_SOURCE DATA:_
▼▼▼

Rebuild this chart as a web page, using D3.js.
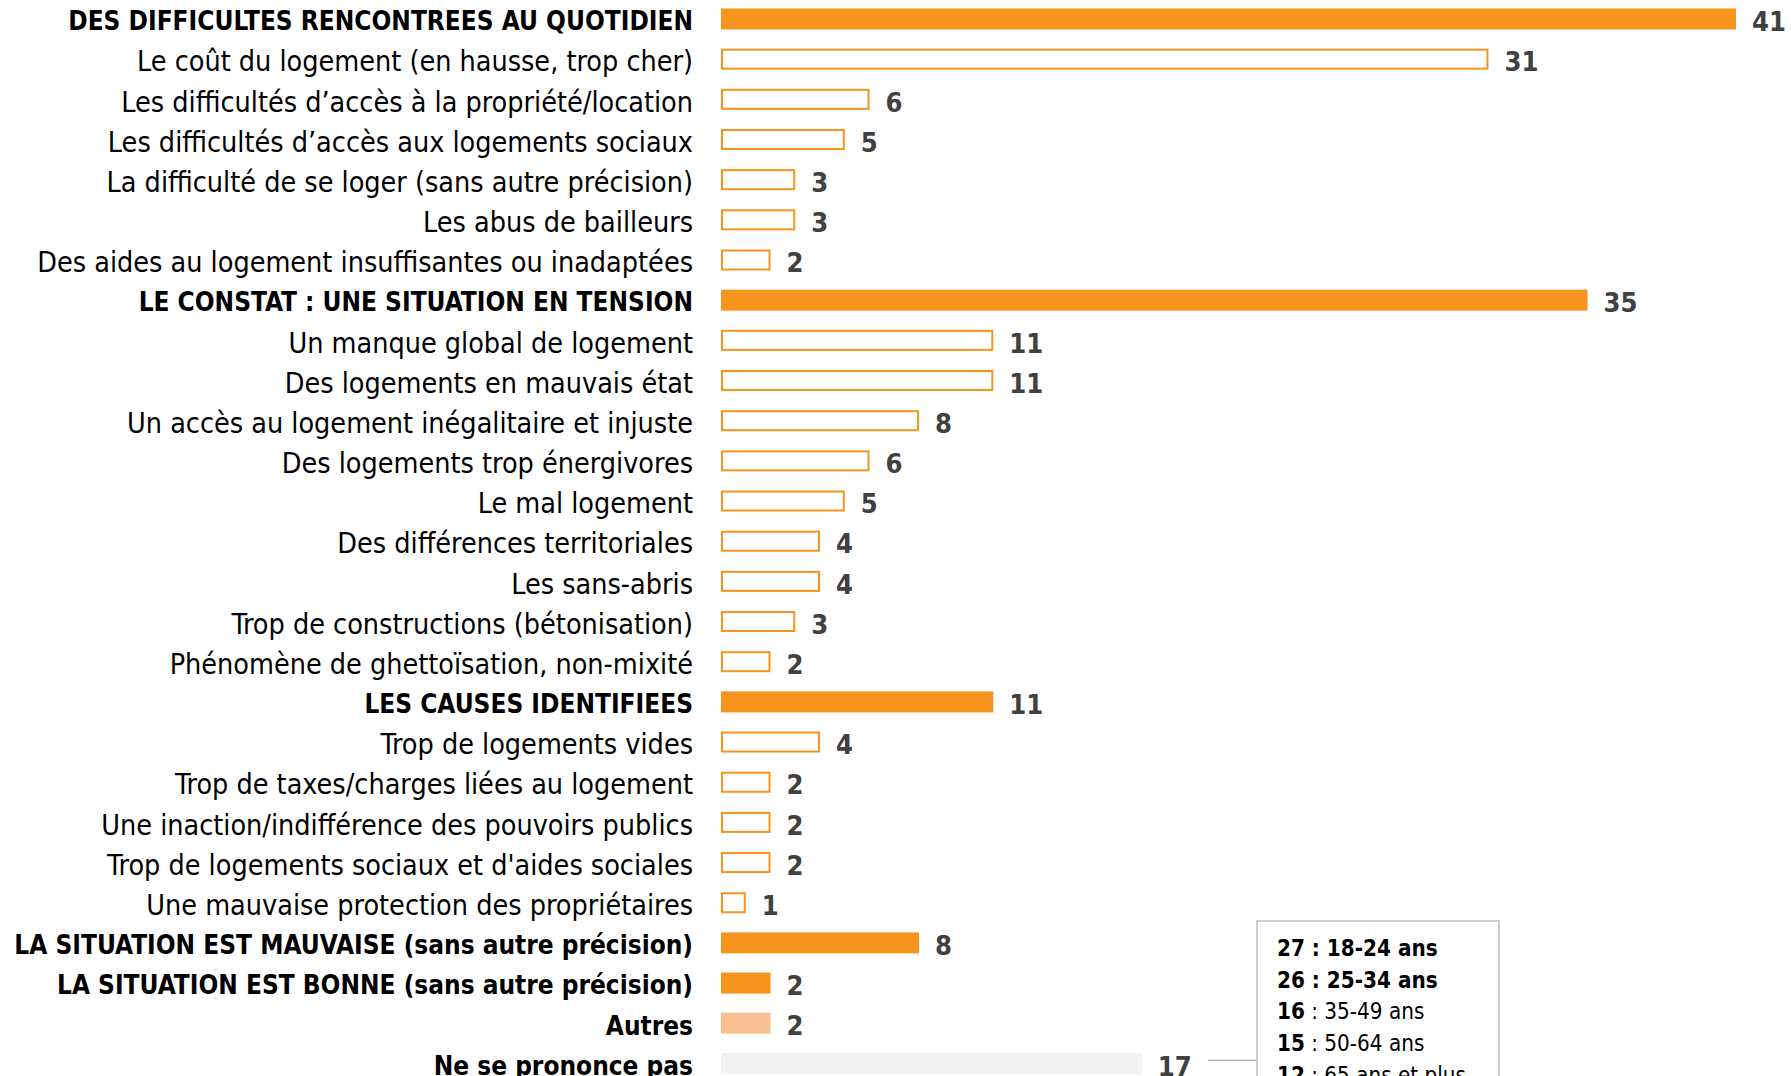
<!DOCTYPE html>
<meta charset="utf-8">
<style>
	body {
		margin: 0;
		background: #fff;
	}
	svg text {
		font-family: "Liberation Sans Narrow", "Arial Narrow", "DejaVu Sans Condensed", "Roboto", sans-serif;
	}
</style>
<body>
<script src="https://cdn.jsdelivr.net/npm/d3@7"></script>
<script>

	//Categories, top to bottom
	var labels = [
		"DES DIFFICULTES RENCONTREES AU QUOTIDIEN",
		"Le coût du logement (en hausse, trop cher)",
		"Les difficultés d’accès à la propriété/location",
		"Les difficultés d’accès aux logements sociaux",
		"La difficulté de se loger (sans autre précision)",
		"Les abus de bailleurs",
		"Des aides au logement insuffisantes ou inadaptées",
		"LE CONSTAT : UNE SITUATION EN TENSION",
		"Un manque global de logement",
		"Des logements en mauvais état",
		"Un accès au logement inégalitaire et injuste",
		"Des logements trop énergivores",
		"Le mal logement",
		"Des différences territoriales",
		"Les sans-abris",
		"Trop de constructions (bétonisation)",
		"Phénomène de ghettoïsation, non-mixité",
		"LES CAUSES IDENTIFIEES",
		"Trop de logements vides",
		"Trop de taxes/charges liées au logement",
		"Une inaction/indifférence des pouvoirs publics",
		"Trop de logements sociaux et d'aides sociales",
		"Une mauvaise protection des propriétaires",
		"LA SITUATION EST MAUVAISE (sans autre précision)",
		"LA SITUATION EST BONNE (sans autre précision)",
		"Autres",
		"Ne se prononce pas"
	];

	//Percentages
	var values = [41, 31, 6, 5, 3, 3, 2, 35, 11, 11, 8, 6, 5, 4, 4, 3, 2, 11, 4, 2, 2, 2, 1, 8, 2, 2, 17];

	//Kind of row: theme heading, detail inside a theme, others, no answer
	var levels = [
		"theme", "detail", "detail", "detail", "detail", "detail", "detail",
		"theme", "detail", "detail", "detail", "detail", "detail", "detail", "detail", "detail", "detail",
		"theme", "detail", "detail", "detail", "detail", "detail",
		"theme", "theme", "other", "nsp"
	];

	//"Ne se prononce pas" by age
	var ageGroups = ["18-24 ans", "25-34 ans", "35-49 ans", "50-64 ans", "65 ans et plus"];
	var ageValues = [27, 26, 16, 15, 12];

	var width = 1791;
	var height = 1076;

	var rows = labels.map(function(d, i) {
		return { label: d, value: values[i], level: levels[i] };
	});

	var svg = d3.select("body")
				.append("svg")
				.attr("width", width)
				.attr("height", height);

	//Fits a font size so that a sample string has the wanted width
	function fitSize(sample, weight, target, base) {
		var t = svg.append("text")
				.attr("font-size", base)
				.attr("font-weight", weight)
				.text(sample);
		var w = t.node().getComputedTextLength();
		t.remove();
		return base * target / w;
	}

	var labelSize = fitSize(labels[1], "normal", 556, 32);
	var boldSize = fitSize(labels[23], "bold", 679, 32);
	var valueSize = fitSize("11", "bold", 34, 34);
	valueSize = Math.min(valueSize, 36);
	var legendSize = fitSize("35-49 ans", "normal", 100, 24);
	legendSize = Math.min(legendSize, 27);

	var xScale = d3.scaleLinear()
					.domain([0, 41])
					.range([721, 1736]);

	var yScale = d3.scaleBand()
					.domain(d3.range(rows.length))
					.range([-1.1, -1.1 + rows.length * 40.17])
					.paddingInner(0.477)
					.paddingOuter(0.2385);

	var fills = { theme: "#F7941E", detail: "#FFFFFF", other: "#FAC090", nsp: "#F2F2F2" };

	//Bars
	svg.selectAll("rect.bar")
		.data(rows)
		.enter()
		.append("rect")
		.attr("class", "bar")
		.attr("x", function(d) { return xScale(0) + (d.level == "detail" ? 1 : 0); })
		.attr("y", function(d, i) { return yScale(i) + (d.level == "detail" ? 1 : 0); })
		.attr("width", function(d) { return xScale(d.value) - xScale(0) - (d.level == "detail" ? 2 : 0); })
		.attr("height", function(d) { return yScale.bandwidth() - (d.level == "detail" ? 2 : 0); })
		.attr("fill", function(d) { return fills[d.level]; })
		.attr("stroke", function(d) { return d.level == "detail" ? "#F7941E" : "none"; })
		.attr("stroke-width", 2);

	//Category labels
	svg.selectAll("text.label")
		.data(rows)
		.enter()
		.append("text")
		.attr("class", "label")
		.attr("x", 693)
		.attr("y", function(d, i) {
			var fs = d.level == "detail" ? labelSize : boldSize;
			return yScale(i) + yScale.bandwidth() / 2 + 2 + 0.358 * fs;
		})
		.attr("text-anchor", "end")
		.attr("font-size", function(d) { return d.level == "detail" ? labelSize : boldSize; })
		.attr("font-weight", function(d) { return d.level == "detail" ? "normal" : "bold"; })
		.attr("fill", "#000")
		.text(function(d) { return d.label; });

	//Value labels
	var valueLabels = svg.selectAll("text.value")
		.data(rows)
		.enter()
		.append("text")
		.attr("class", "value")
		.attr("x", function(d) { return xScale(d.value) + 16; })
		.attr("y", function(d, i) { return yScale(i) + yScale.bandwidth() / 2 + 2.5 + 0.358 * valueSize; })
		.attr("font-size", valueSize)
		.attr("font-weight", "bold")
		.attr("fill", "#404040")
		.text(function(d) { return d.value; });

	//Legend box for the age breakdown of "Ne se prononce pas"
	var last = rows.length - 1;
	var lastLabel = valueLabels.filter(function(d, i) { return i == last; });
	var lineY = yScale(last) + yScale.bandwidth() / 2 - 3;
	var boxX = 1257, boxY = 921;

	svg.append("line")
		.attr("x1", xScale(values[last]) + 16 + lastLabel.node().getComputedTextLength() + 16)
		.attr("x2", boxX)
		.attr("y1", lineY)
		.attr("y2", lineY)
		.attr("stroke", "#A6A6A6")
		.attr("stroke-width", 1.2);

	svg.append("rect")
		.attr("x", boxX)
		.attr("y", boxY)
		.attr("width", 242)
		.attr("height", 220)
		.attr("fill", "#fff")
		.attr("stroke", "#BFBFBF")
		.attr("stroke-width", 1.5);

	var legend = svg.selectAll("text.legend")
		.data(ageGroups)
		.enter()
		.append("text")
		.attr("class", "legend")
		.attr("x", boxX + 20)
		.attr("y", function(d, i) { return 956 + i * 31.7; })
		.attr("font-size", legendSize)
		.attr("fill", "#000");

	//Above the overall score the whole line is bold
	legend.append("tspan")
		.attr("font-weight", "bold")
		.text(function(d, i) { return ageValues[i]; });
	legend.append("tspan")
		.attr("font-weight", function(d, i) { return ageValues[i] > values[last] ? "bold" : "normal"; })
		.text(function(d) { return " : " + d; });

</script>
</body>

▲▲▲

_REQUIREMENTS:_
Go through the listing above and write it out again exactly, dropping the pictures.

_TASK ANSWER:_
Rebuild this chart as a web page, using D3.js.
<!DOCTYPE html>
<meta charset="utf-8">
<style>
	body {
		margin: 0;
		background: #fff;
	}
	svg text {
		font-family: "Liberation Sans Narrow", "Arial Narrow", "DejaVu Sans Condensed", "Roboto", sans-serif;
	}
</style>
<body>
<script src="https://cdn.jsdelivr.net/npm/d3@7"></script>
<script>

	//Categories, top to bottom
	var labels = [
		"DES DIFFICULTES RENCONTREES AU QUOTIDIEN",
		"Le coût du logement (en hausse, trop cher)",
		"Les difficultés d’accès à la propriété/location",
		"Les difficultés d’accès aux logements sociaux",
		"La difficulté de se loger (sans autre précision)",
		"Les abus de bailleurs",
		"Des aides au logement insuffisantes ou inadaptées",
		"LE CONSTAT : UNE SITUATION EN TENSION",
		"Un manque global de logement",
		"Des logements en mauvais état",
		"Un accès au logement inégalitaire et injuste",
		"Des logements trop énergivores",
		"Le mal logement",
		"Des différences territoriales",
		"Les sans-abris",
		"Trop de constructions (bétonisation)",
		"Phénomène de ghettoïsation, non-mixité",
		"LES CAUSES IDENTIFIEES",
		"Trop de logements vides",
		"Trop de taxes/charges liées au logement",
		"Une inaction/indifférence des pouvoirs publics",
		"Trop de logements sociaux et d'aides sociales",
		"Une mauvaise protection des propriétaires",
		"LA SITUATION EST MAUVAISE (sans autre précision)",
		"LA SITUATION EST BONNE (sans autre précision)",
		"Autres",
		"Ne se prononce pas"
	];

	//Percentages
	var values = [41, 31, 6, 5, 3, 3, 2, 35, 11, 11, 8, 6, 5, 4, 4, 3, 2, 11, 4, 2, 2, 2, 1, 8, 2, 2, 17];

	//Kind of row: theme heading, detail inside a theme, others, no answer
	var levels = [
		"theme", "detail", "detail", "detail", "detail", "detail", "detail",
		"theme", "detail", "detail", "detail", "detail", "detail", "detail", "detail", "detail", "detail",
		"theme", "detail", "detail", "detail", "detail", "detail",
		"theme", "theme", "other", "nsp"
	];

	//"Ne se prononce pas" by age
	var ageGroups = ["18-24 ans", "25-34 ans", "35-49 ans", "50-64 ans", "65 ans et plus"];
	var ageValues = [27, 26, 16, 15, 12];

	var width = 1791;
	var height = 1076;

	var rows = labels.map(function(d, i) {
		return { label: d, value: values[i], level: levels[i] };
	});

	var svg = d3.select("body")
				.append("svg")
				.attr("width", width)
				.attr("height", height);

	//Fits a font size so that a sample string has the wanted width
	function fitSize(sample, weight, target, base) {
		var t = svg.append("text")
				.attr("font-size", base)
				.attr("font-weight", weight)
				.text(sample);
		var w = t.node().getComputedTextLength();
		t.remove();
		return base * target / w;
	}

	var labelSize = fitSize(labels[1], "normal", 556, 32);
	var boldSize = fitSize(labels[23], "bold", 679, 32);
	var valueSize = fitSize("11", "bold", 34, 34);
	valueSize = Math.min(valueSize, 36);
	var legendSize = fitSize("35-49 ans", "normal", 100, 24);
	legendSize = Math.min(legendSize, 27);

	var xScale = d3.scaleLinear()
					.domain([0, 41])
					.range([721, 1736]);

	var yScale = d3.scaleBand()
					.domain(d3.range(rows.length))
					.range([-1.1, -1.1 + rows.length * 40.17])
					.paddingInner(0.477)
					.paddingOuter(0.2385);

	var fills = { theme: "#F7941E", detail: "#FFFFFF", other: "#FAC090", nsp: "#F2F2F2" };

	//Bars
	svg.selectAll("rect.bar")
		.data(rows)
		.enter()
		.append("rect")
		.attr("class", "bar")
		.attr("x", function(d) { return xScale(0) + (d.level == "detail" ? 1 : 0); })
		.attr("y", function(d, i) { return yScale(i) + (d.level == "detail" ? 1 : 0); })
		.attr("width", function(d) { return xScale(d.value) - xScale(0) - (d.level == "detail" ? 2 : 0); })
		.attr("height", function(d) { return yScale.bandwidth() - (d.level == "detail" ? 2 : 0); })
		.attr("fill", function(d) { return fills[d.level]; })
		.attr("stroke", function(d) { return d.level == "detail" ? "#F7941E" : "none"; })
		.attr("stroke-width", 2);

	//Category labels
	svg.selectAll("text.label")
		.data(rows)
		.enter()
		.append("text")
		.attr("class", "label")
		.attr("x", 693)
		.attr("y", function(d, i) {
			var fs = d.level == "detail" ? labelSize : boldSize;
			return yScale(i) + yScale.bandwidth() / 2 + 2 + 0.358 * fs;
		})
		.attr("text-anchor", "end")
		.attr("font-size", function(d) { return d.level == "detail" ? labelSize : boldSize; })
		.attr("font-weight", function(d) { return d.level == "detail" ? "normal" : "bold"; })
		.attr("fill", "#000")
		.text(function(d) { return d.label; });

	//Value labels
	var valueLabels = svg.selectAll("text.value")
		.data(rows)
		.enter()
		.append("text")
		.attr("class", "value")
		.attr("x", function(d) { return xScale(d.value) + 16; })
		.attr("y", function(d, i) { return yScale(i) + yScale.bandwidth() / 2 + 2.5 + 0.358 * valueSize; })
		.attr("font-size", valueSize)
		.attr("font-weight", "bold")
		.attr("fill", "#404040")
		.text(function(d) { return d.value; });

	//Legend box for the age breakdown of "Ne se prononce pas"
	var last = rows.length - 1;
	var lastLabel = valueLabels.filter(function(d, i) { return i == last; });
	var lineY = yScale(last) + yScale.bandwidth() / 2 - 3;
	var boxX = 1257, boxY = 921;

	svg.append("line")
		.attr("x1", xScale(values[last]) + 16 + lastLabel.node().getComputedTextLength() + 16)
		.attr("x2", boxX)
		.attr("y1", lineY)
		.attr("y2", lineY)
		.attr("stroke", "#A6A6A6")
		.attr("stroke-width", 1.2);

	svg.append("rect")
		.attr("x", boxX)
		.attr("y", boxY)
		.attr("width", 242)
		.attr("height", 220)
		.attr("fill", "#fff")
		.attr("stroke", "#BFBFBF")
		.attr("stroke-width", 1.5);

	var legend = svg.selectAll("text.legend")
		.data(ageGroups)
		.enter()
		.append("text")
		.attr("class", "legend")
		.attr("x", boxX + 20)
		.attr("y", function(d, i) { return 956 + i * 31.7; })
		.attr("font-size", legendSize)
		.attr("fill", "#000");

	//Above the overall score the whole line is bold
	legend.append("tspan")
		.attr("font-weight", "bold")
		.text(function(d, i) { return ageValues[i]; });
	legend.append("tspan")
		.attr("font-weight", function(d, i) { return ageValues[i] > values[last] ? "bold" : "normal"; })
		.text(function(d) { return " : " + d; });

</script>
</body>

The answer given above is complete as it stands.